Plusieurs systèmes privés concurrents, de plus en plus, entretenus par la puissance publique, revendiquent, illégitimement voire illégalement, les mêmes droits au nom d’une « parité » communautariste et récusent les mêmes obligations au nom de leur « liberté d’enseignement ». Le communautarisme et la marchandisation constituent des dangers pour l’École publique et altèrent durablement la mixité sociale. Aussi ces principes fondateurs de l’Ecole publique n’en restent pas moins les plus efficaces antidotes.
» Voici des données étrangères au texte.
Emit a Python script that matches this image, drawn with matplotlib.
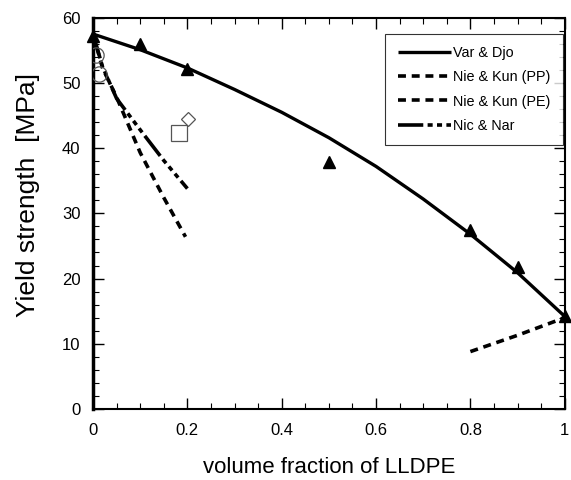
import matplotlib
matplotlib.use('Agg')
import matplotlib.pyplot as plt
from matplotlib.ticker import MultipleLocator

plt.rcParams['font.family'] = ['Liberation Sans', 'DejaVu Sans']

# measured points (filled triangles)
tri_x = [0.0, 0.1, 0.2, 0.5, 0.8, 0.9, 1.0]
tri_y = [57.2, 55.9, 52.1, 37.9, 27.5, 21.8, 14.2]

# other measured points
circ_x = [0.007, 0.012]
circ_y = [54.3, 51.3]
sq_x = [0.183]
sq_y = [42.3]
dia_x = [0.202]
dia_y = [44.5]

# model curves
vd_x = [0.0, 0.1, 0.2, 0.3, 0.4, 0.5, 0.6, 0.7, 0.8, 0.9, 1.0]
vd_y = [57.5, 55.1, 52.3, 49.0, 45.5, 41.6, 37.2, 32.2, 26.8, 20.9, 14.2]

nkpp_x = [0.0, 0.02, 0.05, 0.1, 0.15, 0.196]
nkpp_y = [57.5, 52.3, 47.8, 39.3, 32.4, 26.4]

nkpe_x = [0.8, 0.9, 1.0]
nkpe_y = [8.8, 11.3, 14.0]

nn_x = [0.0, 0.02, 0.05, 0.1, 0.15, 0.2]
nn_y = [57.5, 52.5, 47.6, 42.8, 38.1, 33.8]

x_ticks = [0, 0.2, 0.4, 0.6, 0.8, 1.0]
x_labels = ['0', '0.2', '0.4', '0.6', '0.8', '1']
y_ticks = [0, 10, 20, 30, 40, 50, 60]

fig = plt.figure(figsize=(5.71, 4.80), dpi=100)
ax = fig.add_axes([0.163, 0.148, 0.826, 0.815])

ax.plot(vd_x, vd_y, color='black', lw=2.4, solid_capstyle='butt', label='Var & Djo')
ax.plot(nkpp_x, nkpp_y, color='black', lw=2.6, dashes=(2.2, 1.6), label='Nie & Kun (PP)')
ax.plot(nkpe_x, nkpe_y, color='black', lw=2.6, dashes=(2.2, 1.6), label='Nie & Kun (PE)')
ax.plot(nn_x, nn_y, color='black', lw=2.6, dashes=(7, 1.2, 1.4, 1.2, 1.4, 1.2, 1.4, 1.2),
        label='Nic & Nar')

ax.plot(tri_x, tri_y, '^', color='black', ms=9, clip_on=False, zorder=5)
ax.plot(circ_x, circ_y, 'o', mfc='none', mec='#555555', mew=0.9, ms=11, zorder=4)
ax.plot(sq_x, sq_y, 's', mfc='none', mec='#555555', mew=0.9, ms=11, zorder=4)
ax.plot(dia_x, dia_y, 'D', mfc='none', mec='#555555', mew=0.9, ms=7.5, zorder=4)

ax.set_xlim(0, 1)
ax.set_ylim(0, 60)
ax.set_xticks(x_ticks)
ax.set_xticklabels(x_labels)
ax.set_yticks(y_ticks)
ax.xaxis.set_minor_locator(MultipleLocator(0.05))
ax.yaxis.set_minor_locator(MultipleLocator(2))
ax.tick_params(which='both', direction='in', top=True, right=True, labelsize=12)
ax.tick_params(axis='x', pad=10)
ax.tick_params(axis='y', pad=9)
ax.tick_params(which='major', length=8, width=1)
ax.tick_params(which='minor', length=4, width=0.8)
for s in ax.spines.values():
    s.set_linewidth(1.5)
ax.spines['left'].set_linewidth(2.5)

ax.set_xlabel('volume fraction of LLDPE', fontsize=16, labelpad=14)
ax.set_ylabel('Yield strength  [MPa]', fontsize=19)
ax.yaxis.set_label_coords(-0.113, 0.547)

leg = ax.legend(loc='upper right', bbox_to_anchor=(563 / 571, 1 - 34 / 480),
                bbox_transform=fig.transFigure, fontsize=10.4, frameon=True,
                fancybox=False, edgecolor='black', handlelength=3.7, handletextpad=0.15,
                labelspacing=0.7, borderpad=0.85, borderaxespad=0)
leg.get_frame().set_linewidth(0.8)

fig.savefig('out.png', dpi=100)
En 1870, Jules Ferry célébrait la démocratisation de Condorcet par l’égalité en éducation, elle doit : « être universelle, c’est-à-dire s’étendre à tous les citoyens ». …. « Avec l’inégalité d’éducation, je vous défie d’avoir jamais l’égalité des droits, non l’égalité théorique, mais l’égalité réelle, et l’égalité des droits est pourtant le fond même et l’essence de la démocratie. ». Dès 1881, sa gratuité scolaire est contestée par l’évêque FREPPEL au nom de la charité : « … par des libéralités de toutes sortes, par des legs, des dons, des fondations particulières, sans qu’il n’en coûtât rien ni aux élèves ni aux parents… ». En 1924, l’abbé LEMIRE député récusait vigoureusement les subsides publics aux écoles privées : « … La répartition proportionnelle scolaire amenée à l’horizon politique, c’est la guerre annoncée dans chacune de nos communes… Je ne veux pas de cette guerre ! Je veux la paix dans nos communes ! Je veux que l’argent de tous aille aux écoles ouvertes à tous. … ».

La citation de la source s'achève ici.